This maybe a dumb question but I'll ask it anyway. How would the lack of either commerially kept or feral colonies in an area affect the mite population, either trachal or verona. Without a host, would this parisite die off naturaly? Or would they adapt to a new host, which seems very unlikely? Thanks.

peggjam


----------



## Michael Bush (Aug 2, 2002)

During the process of a hive crashing when it's still alive but weak, it gets robbed. The robbers pick up many mites because the hive is crashing from mites. When the feral hive is the robber, it hauls a lot of mites back to the hive. Many more than are reproducing in the hive.

Once all the bees at the crashing hive are dead, so are the mites.


----------



## jaydee (Oct 12, 2004)

Michael, I was talking with a local bee man with about 120 hives, He said here in North La. All the feral black bees are gone. The one I have caught are not black although some are dark. There is one feral hive that I know has been in a Hollow tree for about 25 year that I know of and this is the one I would like to get swarms off of.They are so high I do not know what variety they are. The swarm I caught in a trap this year was within 250 yard of this tree and they are regular colored bees. I hope they are from this tree.


----------



## Michael Bush (Aug 2, 2002)

If they are surviving, I'd consider that more important than the color. Besides in the South you'll probably see more yellow bees surviving.

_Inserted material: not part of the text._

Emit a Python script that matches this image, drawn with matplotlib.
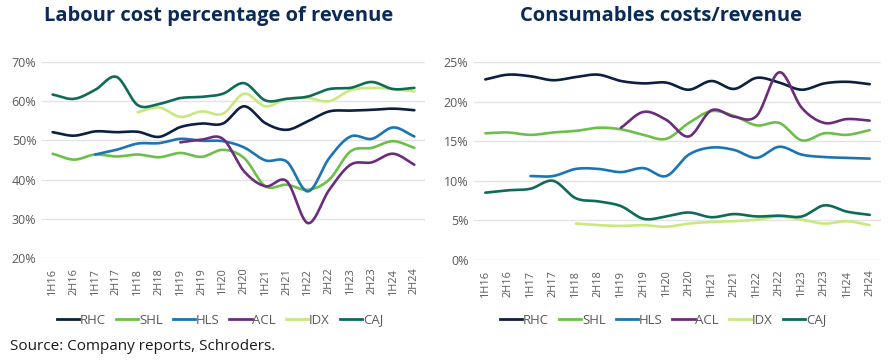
import numpy as np
import matplotlib
matplotlib.use("Agg")
import matplotlib.pyplot as plt
from matplotlib.lines import Line2D

plt.rcParams['font.family'] = ['Open Sans', 'DejaVu Sans']

periods = ["1H16", "2H16", "1H17", "2H17", "1H18", "2H18", "1H19", "2H19", "1H20",
           "2H20", "1H21", "2H21", "1H22", "2H22", "1H23", "2H23", "1H24", "2H24"]
series_names = ["RHC", "SHL", "HLS", "ACL", "IDX", "CAJ"]
series_colors = ["#0b1f3f", "#6cc04a", "#1b75b3", "#6b2d7b", "#c9e87e", "#0e6b58"]

N = None
# Labour cost percentage of revenue (%)
labour_rhc = [52.1, 51.2, 52.3, 52.1, 52.2, 50.9, 53.4, 54.3, 54.3, 58.7, 54.4, 52.7, 54.9, 57.4, 57.6, 57.8, 58.1, 57.7]
labour_shl = [46.6, 45.1, 46.4, 45.9, 46.4, 45.7, 46.8, 45.8, 47.6, 45.5, 38.3, 38.7, 37.4, 40.0, 47.2, 48.1, 49.8, 48.1]
labour_hls = [N, N, 46.4, 47.6, 49.2, 49.3, 50.4, 49.9, 49.8, 48.2, 44.9, 44.6, 37.0, 45.5, 51.0, 50.4, 53.3, 51.0]
labour_acl = [N, N, N, N, N, N, 49.5, 50.2, 50.4, 42.1, 38.3, 39.6, 28.9, 37.4, 43.8, 44.4, 46.6, 43.8]
labour_idx = [N, N, N, N, 57.2, 58.4, 56.0, 57.4, 56.8, 61.9, 58.7, 60.6, 60.8, 60.0, 62.8, 63.4, 63.1, 62.5]
labour_caj = [61.7, 60.6, 62.9, 66.2, 59.0, 59.3, 60.8, 61.1, 61.9, 64.6, 60.2, 60.6, 61.2, 63.1, 63.4, 64.9, 63.1, 63.4]

# Consumables costs / revenue (%)
cons_rhc = [22.8, 23.4, 23.2, 22.7, 23.1, 23.4, 22.6, 22.3, 22.4, 21.5, 22.6, 21.6, 23.0, 22.4, 21.5, 22.3, 22.5, 22.2]
cons_shl = [16.0, 16.1, 15.8, 16.1, 16.3, 16.7, 16.5, 15.8, 15.3, 17.3, 18.8, 18.2, 17.0, 17.3, 15.1, 16.0, 15.8, 16.4]
cons_hls = [N, N, 10.6, 10.6, 11.5, 11.5, 11.1, 11.6, 10.6, 13.3, 14.2, 13.9, 12.9, 14.3, 13.3, 13.0, 12.9, 12.8]
cons_acl = [N, N, N, N, N, N, 16.7, 18.7, 17.7, 15.6, 18.9, 18.1, 18.2, 23.7, 19.2, 17.3, 17.8, 17.6]
cons_idx = [N, N, N, N, 4.6, 4.4, 4.3, 4.4, 4.2, 4.6, 4.8, 4.9, 5.1, 5.5, 5.1, 4.6, 4.9, 4.4]
cons_caj = [8.5, 8.8, 9.0, 10.0, 7.8, 7.4, 6.8, 5.2, 5.5, 6.0, 5.4, 5.8, 5.5, 5.6, 5.5, 6.9, 6.1, 5.7]

labour = [labour_rhc, labour_shl, labour_hls, labour_acl, labour_idx, labour_caj]
cons = [cons_rhc, cons_shl, cons_hls, cons_acl, cons_idx, cons_caj]

labour_ticks = [20, 30, 40, 50, 60, 70]
cons_ticks = [0, 5, 10, 15, 20, 25]


def smooth(xs, ys, n=24):
    xs = np.asarray(xs, float)
    ys = np.asarray(ys, float)
    if len(xs) < 3:
        return xs, ys
    m = np.zeros_like(ys)
    m[1:-1] = (ys[2:] - ys[:-2]) / (xs[2:] - xs[:-2])
    m[0] = (ys[1] - ys[0]) / (xs[1] - xs[0])
    m[-1] = (ys[-1] - ys[-2]) / (xs[-1] - xs[-2])
    outx, outy = [], []
    for i in range(len(xs) - 1):
        h = xs[i + 1] - xs[i]
        t = np.linspace(0, 1, n, endpoint=(i == len(xs) - 2))
        h00 = 2 * t**3 - 3 * t**2 + 1
        h10 = t**3 - 2 * t**2 + t
        h01 = -2 * t**3 + 3 * t**2
        h11 = t**3 - t**2
        outx.append(xs[i] + t * h)
        outy.append(h00 * ys[i] + h10 * h * m[i] + h01 * ys[i + 1] + h11 * h * m[i + 1])
    return np.concatenate(outx), np.concatenate(outy)


fig = plt.figure(figsize=(8.93, 3.61), dpi=100)
W, H = 893, 361


def make_axes(left, right, top, bottom):
    return fig.add_axes([left / W, 1 - bottom / H, (right - left) / W, (bottom - top) / H])


title_color = "#0b2a55"
tick_color = "#595959"
grid_color = "#e3e3e3"


def draw(ax, data, ticks, title, title_x):
    x = np.arange(len(periods))
    for vals, name, col in zip(data, series_names, series_colors):
        pts = [(xi, v) for xi, v in zip(x, vals) if v is not None]
        px = [p[0] for p in pts]
        py = [p[1] for p in pts]
        sx, sy = smooth(px, py)
        ax.plot(sx, sy, color=col, lw=1.9, solid_capstyle='round', zorder=3)
    ax.set_xlim(-0.5, len(periods) - 0.5)
    ax.set_ylim(ticks[0], ticks[-1])
    ax.set_yticks(ticks)
    ax.set_yticklabels([f"{t}%" for t in ticks], color=tick_color, fontsize=9)
    ax.set_xticks(x)
    ax.set_xticklabels(periods, rotation=90, color=tick_color, fontsize=7.8)
    ax.tick_params(length=0, pad=4)
    ax.tick_params(axis='x', pad=7)
    for s in ax.spines.values():
        s.set_visible(False)
    ax.grid(axis='y', color=grid_color, lw=1.0, zorder=0)
    ax.set_axisbelow(True)
    fig.text(title_x / W, 1 - 16 / H, title, ha='center', va='center',
             fontsize=14.5, fontweight='bold', color=title_color)


ax1 = make_axes(42, 425, 62, 258)
draw(ax1, labour, labour_ticks, "Labour cost percentage of revenue", 219)
ax2 = make_axes(474, 881, 62, 260)
draw(ax2, cons, cons_ticks, "Consumables costs/revenue", 661)

handles = [Line2D([0], [0], color=c, lw=2.0) for c in series_colors]
for cx in (220, 663):
    fig.legend(handles, series_names, loc='center', bbox_to_anchor=(cx / W, 1 - 320 / H),
               ncol=6, frameon=False, fontsize=9.5, handlelength=1.7, handletextpad=0.05,
               columnspacing=0.75, labelcolor=tick_color)

fig.text(10 / W, 1 - 347 / H, "Source: Company reports, Schroders.", ha='left', va='center',
         fontsize=11, color="#1a1a1a")

fig.savefig("out.png", dpi=100, facecolor="white")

I'd set more traps. 250 yars from that tree is a good spot to try to do that.


----------



## YBCute (Oct 18, 2004)

I was called to an old farm for old equipment removal. It was unkept for 7+ years. It wasn't just an old farm. It had been a beekeepers retreat I think. Everything was rotted old wood. Nothing left BUT a old hive. Up against the house with a 8" hole ripped in the side from animals. Wax moths plugged up the huge holes and bees glued it in place. Glued the whole darn box together. But, But it had bees inside!!! They son said they had been there for over 7 years now and said "GET THEM OUT " Land was sold. So, they ALL didn't die out and they do seem smaller but with 7 year old self made comb they made what they wanted.


----------



## Joel (Mar 3, 2005)

Wax moth casings make me think it probably has been repopulated by swarms as opposed to truly feral since wax moths rarely get a foot hold in established hives. If they are truly feral and have been there for 7 years I'd be checking them for mites and other resistance and carefully breeding with the best other stock you have. Let us know what you find! What color are they?


----------



## jaydee (Oct 12, 2004)

If the swarm is a true feral hive, Will it be naturally small cell? I measured the swarm i trapped, it was a shade less than 5.


----------



## Michael Bush (Aug 2, 2002)

Yes, a true feral hive will naturally be on small cell. There are always a variety of cell sizes in a feral hive, but the center of the brood nest should have a lot of comb 4.9mm or less. Also the bees are noticably smaller. According to Baudoux a bee rasied on 4.7mm (which I see a lot of in natural comb) is 3mm shorter than a bee raised on 5.5mm comb. 3mm is a lot of bee.


----------



## jaydee (Oct 12, 2004)

I will check the brood nest next time I open the hive. My measurements were from close to the edge of the frame. I checked my swarm boxes again yesterday and had caught another swarm in the same location as I caught this one in, a few weeks ago. Seems to be a smaller swarm. I hope it is small cell also.


----------